Message from Keith
Let’s start this month with a quiz. Just two questions.
In what country did the government this month just bring tax evasion charges against a hard-hitting independent news site and its editor, in a thinly veiled attempt to try to silence critical coverage of the president?
And in what country did the president recently have the press credentials revoked for a journalist who asked him tough questions at a press conference, and then had his aides distribute an amateurishly doctored video trying to justify the move?
The answer to the first question is the Philippines, where the government of Rodrigo Duterte recently accused the Rappler news site, and its CEO Maria Ressa—a good friend of the JMSC—of failing to pay tax on about US$3 million in unreported gains from 2015. Ressa has rightly called this a blatant attempt at intimidation.
The answer to the second question is the U.S., where the White House revoked the press credentials of CNN correspondent Jim Acosta, who has been known for his tough but accurate coverage of President Donald Trump. The network is now suing the White House to have Acosta’s credentials reinstated, and have enlisted top Republican lawyer Ted Olson, a former solicitor general in the last Bush administration.

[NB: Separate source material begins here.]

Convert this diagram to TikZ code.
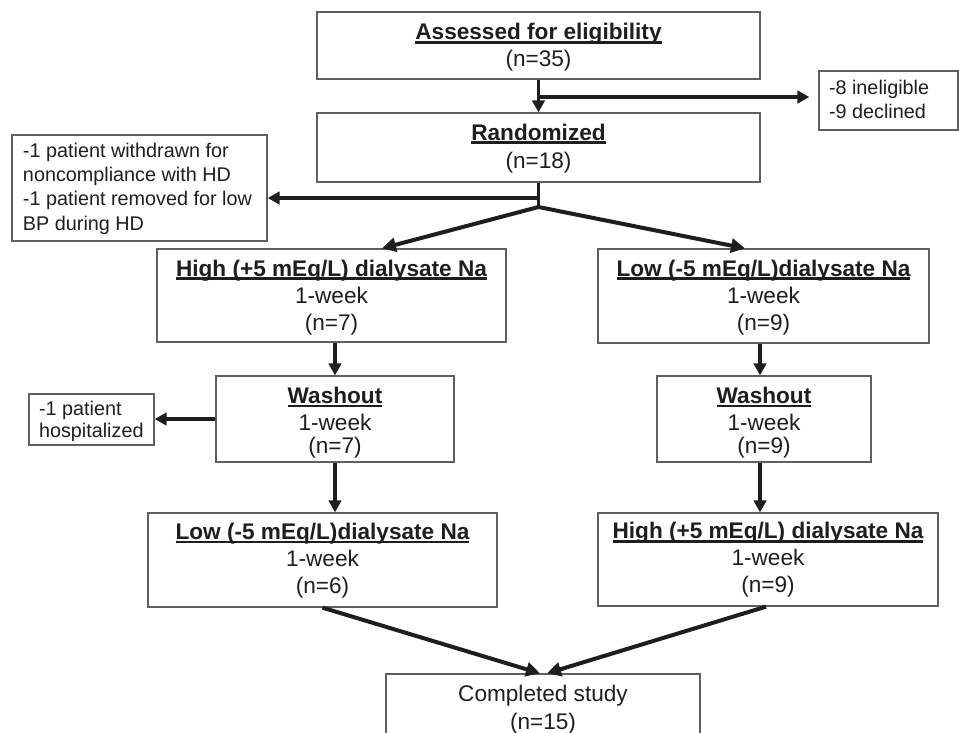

You might be forgiven if you had the two answers reversed.
The U.S. and the Philippines are both now run by authoritarian presidents who publicly berate reporters in personal terms and bristle at any press coverage not fawning enough. Duterte and Trump have both threatened to use the instruments of government to harass media organisations whose coverage they dislike. Both countries have dropped in the annual World Press Freedom Index; the Philippines is down six places and the U.S. under Trump has dropped two spots.
What is disheartening is that the U.S. and the Philippines are also both democracies. Harassing and intimidating reporters is what we have come to expect from nondemocratic and unelected authoritarian regimes. But leaders elected in democratic systems are supposed to understand the essential role the press serves, namely holding governments accountable, rooting out corruption, giving voice to people’s concerns, and providing citizens the uncensored information they need to make informed decisions.
Democracy’s founders understood the central role of the press, placing press freedom in the very first amendment to the U.S. Constitution. Thomas Jefferson famously said he would choose newspapers with no government over a government devoid of newspapers. Another Jefferson quote, a favourite of mine, is worth remembering; “The only security of all is in a free press.”
That is wisdom we should all remember when we see journalists being intimidated, threatened, slapped with trumped up legal charges, or having their press credentials revoked—or being denied a visa to enter Hong Kong.